Following Todd Boehly’s purchase of Chelsea, the football club have been very busy in the transfer market. Not only have they spent an absurd amount of money, bringing the likes of Cole Palmer, Enzo Fernandez and Mykhailo Mudryk to Stamford Bridge, but they’ve also been locking these players down to unusually long contracts. Deals that some of the players regret signing, according to The Athletic. This is all down to trying to avoid breaching financial regulations, according to a football finance expert.
The last few years have been very up-and-down for Chelsea. They’re spending more money than they ever have, recruiting some of the most promising footballers on the planet, but that hasn’t translated to success on the pitch. They’ve finished outside the top four in the last two seasons and while they’ve been tipped to bounce back this year, there’s no guarantee the club will turn things around.
They’ve yet to find a winning formula on the pitch, but they’ve put a lot of trust in the figures that they’ve signed recently. Palmer’s recent new deal saw him sign a nine-year contract, while Fernandez and Mudryk signed deals of a similar length when they joined the club. Trust in the stars to play key roles going forward wasn’t the only reason for the deals, though, as Tom Bason, a football finance expert at Coventry University revealed, via the Mirror.
When selling a player, the total fee is recorded immediately and added to a club’s financial records. That’s not quite the case when buying a player, though. Instead, the fee is stretched out across the length of the contract. So, the longer a deal is, the more years the money is spread out across. As a result, this means that they spend less each year according to financial regulations, according to Bason.

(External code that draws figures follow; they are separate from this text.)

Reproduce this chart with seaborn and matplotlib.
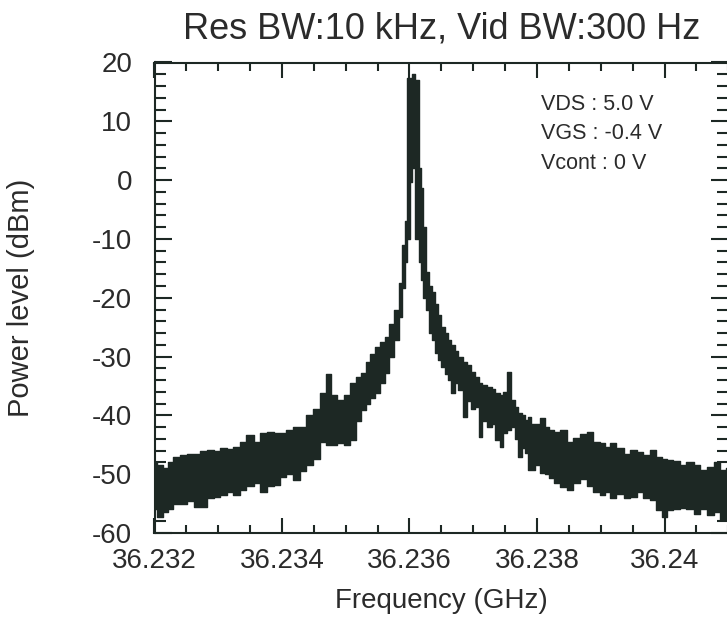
import matplotlib
matplotlib.use("Agg")
import matplotlib.pyplot as plt
import matplotlib.ticker as mticker
import seaborn as sns
import pandas as pd

# Spectrum trace:
# upper and lower edge of the noisy band at each sweep point
freq_ghz = [
    36.232000, 36.232086, 36.232165, 36.232243, 36.232353, 36.232447, 36.232557, 36.232667,
    36.232761, 36.232871, 36.232980, 36.233075, 36.233184, 36.233294, 36.233388, 36.233498,
    36.233608, 36.233702, 36.233812, 36.233922, 36.234016, 36.234125, 36.234235, 36.234329,
    36.234439, 36.234549, 36.234643, 36.234722, 36.234800, 36.234910, 36.235020, 36.235114,
    36.235192, 36.235271, 36.235349, 36.235427, 36.235490, 36.235569, 36.235647, 36.235725,
    36.235804, 36.235851, 36.235906, 36.235945, 36.235984, 36.236024, 36.236063, 36.236118,
    36.236165, 36.236196, 36.236235, 36.236275, 36.236322, 36.236369, 36.236431, 36.236478,
    36.236525, 36.236588, 36.236635, 36.236682, 36.236745, 36.236792, 36.236871, 36.236933,
    36.236996, 36.237059, 36.237106, 36.237184, 36.237263, 36.237310, 36.237373, 36.237451,
    36.237498, 36.237561, 36.237623, 36.237686, 36.237733, 36.237796, 36.237843, 36.237890,
    36.237937, 36.238000, 36.238094, 36.238157, 36.238204, 36.238314, 36.238408, 36.238518,
    36.238627, 36.238722, 36.238831, 36.238941, 36.239035, 36.239098, 36.239192, 36.239302,
    36.239412, 36.239506, 36.239616, 36.239725, 36.239820, 36.239929, 36.240008, 36.240086,
    36.240196, 36.240290, 36.240400, 36.240510, 36.240604, 36.240714, 36.240824, 36.240918,
    36.241000,
]
level_hi = [
    -48.0, -48.5, -49.0, -48.0, -47.0, -46.8, -46.5, -46.5,
    -46.0, -45.9, -46.0, -45.5, -45.8, -45.4, -44.5, -43.4,
    -44.5, -43.0, -42.8, -43.0, -43.0, -42.5, -42.0, -42.0,
    -40.0, -39.0, -36.2, -33.0, -36.5, -37.4, -36.5, -34.5,
    -33.5, -32.8, -31.0, -29.5, -28.4, -27.5, -26.7, -24.5,
    -22.1, -17.5, -11.0, -7.0, 17.4, 17.4, 18.0, 17.0,
    2.0, -1.4, -8.0, -15.6, -18.0, -19.0, -21.0, -23.0,
    -25.0, -26.0, -27.2, -28.0, -29.0, -30.0, -31.0, -31.5,
    -32.6, -33.5, -34.5, -34.8, -35.2, -35.5, -36.2, -36.5,
    -36.0, -32.7, -37.4, -38.5, -39.6, -40.0, -40.8, -40.3,
    -41.4, -41.5, -40.5, -42.0, -42.5, -42.8, -42.5, -44.5,
    -43.8, -43.2, -42.8, -44.5, -44.7, -45.4, -44.7, -45.6,
    -46.5, -45.9, -46.2, -46.8, -45.9, -47.0, -47.5, -47.6,
    -47.8, -48.5, -48.0, -48.5, -49.3, -48.8, -47.9, -49.3,
    -49.0,
]
level_lo = [
    -56.0, -57.3, -56.5, -56.0, -55.0, -55.0, -54.5, -55.5,
    -55.6, -54.0, -53.9, -53.5, -53.0, -53.5, -52.7, -52.0,
    -51.5, -53.0, -52.0, -51.8, -50.5, -50.0, -51.0, -49.5,
    -48.5, -47.5, -44.5, -45.0, -45.0, -44.7, -45.0, -44.2,
    -41.0, -39.1, -38.0, -37.0, -36.2, -34.5, -32.8, -30.0,
    -27.2, -23.3, -18.4, -14.0, -10.0, -0.3, 2.0, -10.0,
    -14.0, -17.0, -20.0, -22.0, -26.0, -27.2, -29.4, -30.5,
    -31.8, -33.0, -34.0, -36.2, -34.5, -35.7, -40.3, -37.5,
    -39.0, -38.5, -43.7, -41.0, -42.0, -41.5, -44.2, -45.4,
    -43.0, -42.5, -42.0, -44.0, -47.0, -45.5, -46.4, -49.3,
    -49.3, -48.5, -49.8, -50.0, -50.7, -51.5, -52.2, -52.7,
    -51.5, -50.9, -52.0, -53.0, -53.5, -53.0, -54.0, -53.3,
    -54.0, -53.8, -53.0, -54.0, -54.4, -56.1, -57.3, -56.1,
    -56.0, -55.8, -56.0, -56.7, -56.0, -57.0, -56.5, -57.8,
    -57.5,
]

x_ticks = [36.232, 36.234, 36.236, 36.238, 36.240]
x_tick_labels = ["36.232", "36.234", "36.236", "36.238", "36.24"]
y_ticks = [20, 10, 0, -10, -20, -30, -40, -50, -60]

bias_notes = ["VDS : 5.0 V", "VGS : -0.4 V", "Vcont : 0 V"]

sns.set_style("ticks")
plt.rcParams["font.family"] = ["Liberation Sans", "DejaVu Sans"]
plt.rcParams["axes.unicode_minus"] = False

trace = pd.DataFrame({"freq": freq_ghz, "hi": level_hi, "lo": level_lo})

ink = "#1d2824"
text_color = "#2b2b2b"

fig = plt.figure(figsize=(7.27, 6.25), dpi=100)
ax = fig.add_axes([154.5 / 727, 92 / 625, 573.75 / 727, 470.5 / 625])

# Filled noisy band plus its stepped edges
ax.fill_between(trace["freq"], trace["lo"], trace["hi"], step="mid", color=ink, linewidth=0)
sns.lineplot(data=trace, x="freq", y="hi", ax=ax, color=ink, linewidth=1, drawstyle="steps-mid")
sns.lineplot(data=trace, x="freq", y="lo", ax=ax, color=ink, linewidth=1, drawstyle="steps-mid")

ax.set_xlim(36.232, 36.241)
ax.set_ylim(-60, 20)

ax.xaxis.set_major_locator(mticker.FixedLocator(x_ticks))
ax.xaxis.set_major_formatter(mticker.FixedFormatter(x_tick_labels))
ax.xaxis.set_minor_locator(mticker.MultipleLocator(0.0005))
ax.yaxis.set_major_locator(mticker.FixedLocator(y_ticks))
ax.yaxis.set_minor_locator(mticker.MultipleLocator(2))

ax.tick_params(which="both", direction="in", top=True, right=True,
               color=ink, width=1.5, labelcolor=text_color)
ax.tick_params(axis="x", which="major", length=11, pad=11, labelsize=20)
ax.tick_params(axis="x", which="minor", length=5.5)
ax.tick_params(axis="y", which="major", length=12, pad=16, labelsize=20)
ax.tick_params(axis="y", which="minor", length=8)

for side in ax.spines.values():
    side.set_linewidth(1.5)
    side.set_color(ink)

ax.set_title("Res BW:10 kHz, Vid BW:300 Hz", fontsize=26, pad=17, color=text_color)
ax.set_xlabel("Frequency (GHz)", fontsize=20, color=text_color)
ax.set_ylabel("Power level (dBm)", fontsize=21, color=text_color)
ax.xaxis.set_label_coords(0.5, -0.117)
ax.yaxis.set_label_coords(-0.209, 0.5)

# Bias conditions in the upper right corner
for note, y in zip(bias_notes, [0.910, 0.850, 0.786]):
    ax.text(0.673, y, note, transform=ax.transAxes, fontsize=15.5,
            va="center", ha="left", color=text_color)

plt.savefig("out.png", dpi=100)
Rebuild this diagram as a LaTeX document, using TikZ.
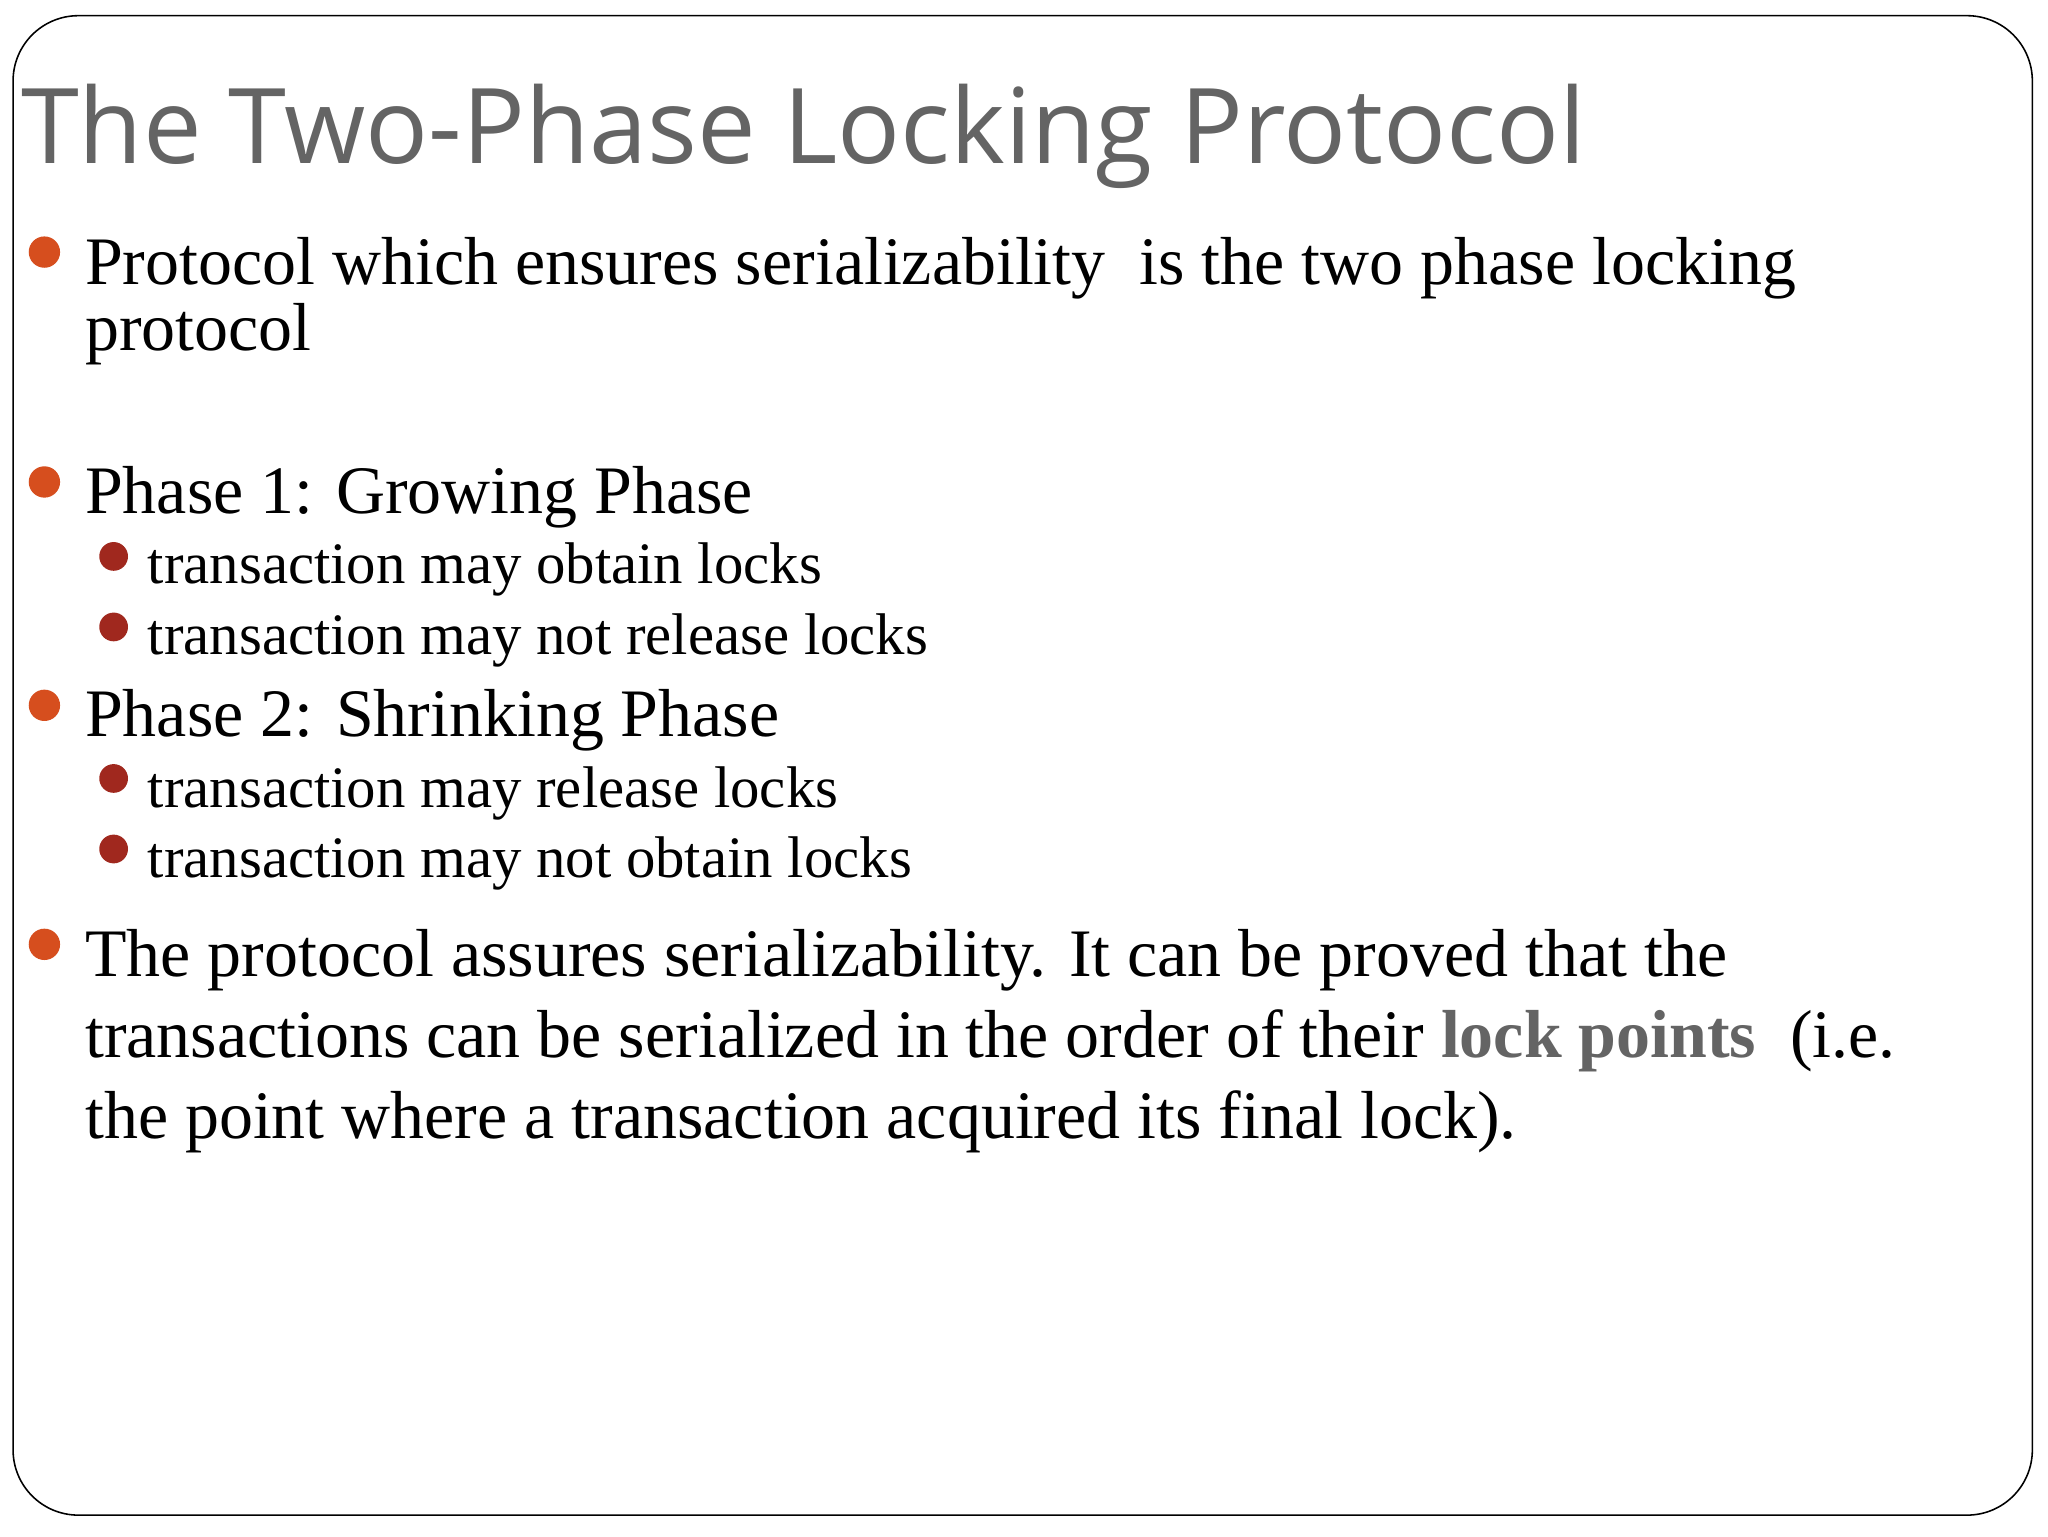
\documentclass[tikz,border=0pt]{standalone}
\usepackage{fontspec}
\setmainfont{Liberation Serif}
\newfontfamily\titlefont{Open Sans}
\definecolor{bulA}{RGB}{214,78,30}
\definecolor{bulB}{RGB}{160,40,30}
\definecolor{ttl}{RGB}{100,100,100}
\tikzset{x=1pt,y=-1pt,
 big/.style={anchor=base west,inner sep=0,font=\fontsize{52}{60}\selectfont},
 small/.style={anchor=base west,inner sep=0,font=\fontsize{45}{52}\selectfont},
 dotA/.style={fill=bulA,draw=none},
 dotB/.style={fill=bulB,draw=none}}
\begin{document}
\begin{tikzpicture}
\useasboundingbox (0,0) rectangle (1568,1176);
\draw[line width=1.2pt,rounded corners=50pt,fill=white] (10,12) rectangle (1556,1160);
\node[anchor=base west,inner sep=0,text=ttl,font=\titlefont\fontsize{80}{90}\selectfont] (title) at (16,125) {The Two-Phase Locking Protocol};
\fill[dotA] (34,193) circle (12);
\node[big] (l1) at (65,218) {Protocol which ensures serializability\ \ is the two phase locking};
\node[big] (l2) at (65,268) {protocol};
\fill[dotA] (34,369) circle (12);
\node[big] (p1) at (65,393) {Phase 1: Growing Phase};
\fill[dotB] (87,426) circle (11);
\node[small] (s1) at (113,447) {transaction may obtain locks};
\fill[dotB] (87,480) circle (11);
\node[small] (s2) at (113,501) {transaction may not release locks};
\fill[dotA] (34,540) circle (12);
\node[big] (p2) at (65,564) {Phase 2: Shrinking Phase};
\fill[dotB] (87,596) circle (11);
\node[small] (s3) at (113,618) {transaction may release locks};
\fill[dotB] (87,650) circle (11);
\node[small] (s4) at (113,672) {transaction may not obtain locks};
\fill[dotA] (34,723) circle (12);
\node[big] (q1) at (65,748) {The protocol assures serializability. It can be proved that the};
\node[big] (q2) at (65,810) {transactions can be serialized in the order of their \textbf{\textcolor{ttl}{lock points}}\ \ (i.e.};
\node[big] (q3) at (65,872) {the point where a transaction acquired its final lock).};
\end{tikzpicture}
\end{document}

“Football transfers are recorded asymmetrically. That means that they’re not recorded in the same way when selling a player as they are when buying a player. When you buy a player that goes into the accounts and with the cost of the player, the transfer fee spread over the duration of the contract, it’s amortised over the duration of the contracts.
“Say a club buys a player for £20million and that player signs a five-year contract, instead of that costing the club £20million in the accounts up front, that £20million is spread over the five-year contract, a £4million amortisation charge each year for the five years of that contract, adds up to the £20million transfer fee.”
In theory, it’s a smart logic. In practice, though, Chelsea’s strategy could come back to haunt them in the future, as Bason goes on to explain.
With the deals stretched out over so many years, the players’ values are viewed differently than they would be in most normal cases. Bason revealed that the issue with this method is that the Blues are paying a portion of the player’s value each year, so they will struggle to turn a profit on players should they sell them on.
“Where Chelsea are potentially falling foul is that because they’ve had such long contracts, relatively little value is dropping off each year. So say someone like Mudryk, for example, say he cost £80million on an eight-year contract, he loses £10million a year.
“He [Mudryk] would now be valued at £65million in the accounts [having signed 18 months ago]. That means for Chelsea to make any sort of profit from moving him on, they have to sell him for more than £65million. So that’s perhaps an issue that Chelsea have got by having such long contracts and if a player does not work, they are amortising less each year and are retaining a higher value in the books.”
From what we’ve seen from Chelsea under Boehly’s reign, though, it doesn’t seem like the club will mind losing their money too much as long as they figure out a way to compete in the Premier League.